Vertical integration is central to strategy. Skydio builds the dock, drone, and cloud software as one system because they must work together seamlessly. The company was founded discussing docks but did not fully commit until 2019, when it concluded enterprise markets were ready. The six-to-seven-year path from that decision to reliable scaled production has involved solving countless problems large and small.
On privacy and surveillance, Bry frames these as civilizational and policy questions. His answer is transparency. If police publicly explain drone deployments and citizens can log into a transparency portal to see when and where drones flew, natural accountability emerges. Law enforcement agencies are not hiding the programs. They hold press events and publish videos. Police chiefs and sheriffs face direct electoral accountability and end up on the nightly news if things go wrong, so they take the technology seriously.

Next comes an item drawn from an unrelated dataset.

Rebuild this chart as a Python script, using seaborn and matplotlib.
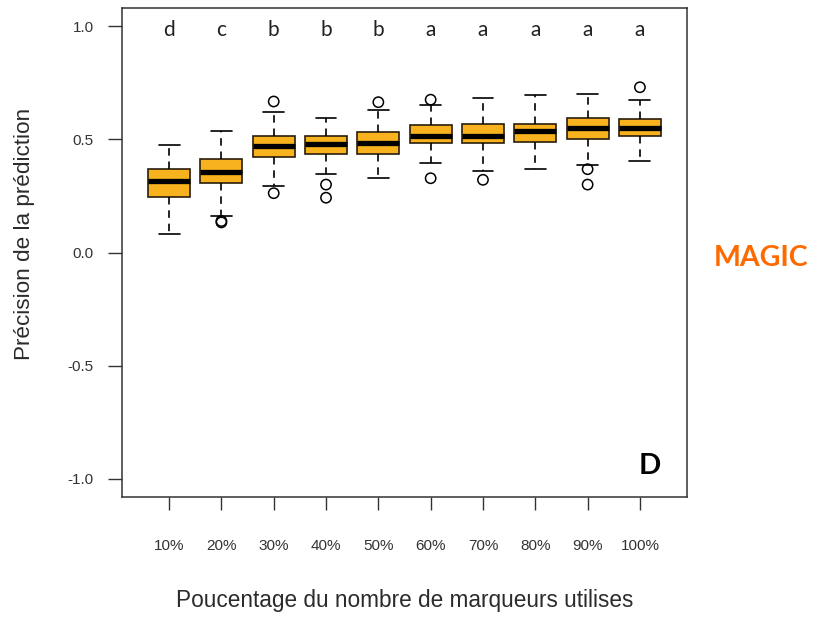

The FCC's decision to add DJI to its covered list at the end of 2024 reflects a decade-long shift in how policymakers view drones: from toys to critical infrastructure, accelerated by Ukraine's military use of small drones. DJI held 80% market share in law enforcement historically, but the scoreboard has flipped in the dock-based world. Even DJI's law enforcement reseller, Axon (formerly TASER), now predominantly uses DJI drones, yet Skydio is winning the majority of new deployments on product strength and technical fit despite DJI's price advantage.
Bry is candid that Skydio benefits from policy tailwinds and has a business stake in them, but argues the deeper case: a domestic drone industry matters for national security across military, infrastructure, and public safety.
Manufacturing is expanding rapidly. Skydio currently occupies an 80,000-square-foot facility and will expand to 450,000 square feet within a year. The strategy leans on automation and software-defined manufacturing processes rather than competing on low-cost labor. AI and robotics are reshaping what can be automated on the factory floor, and Bry expects that combination to favor U.S. production over time.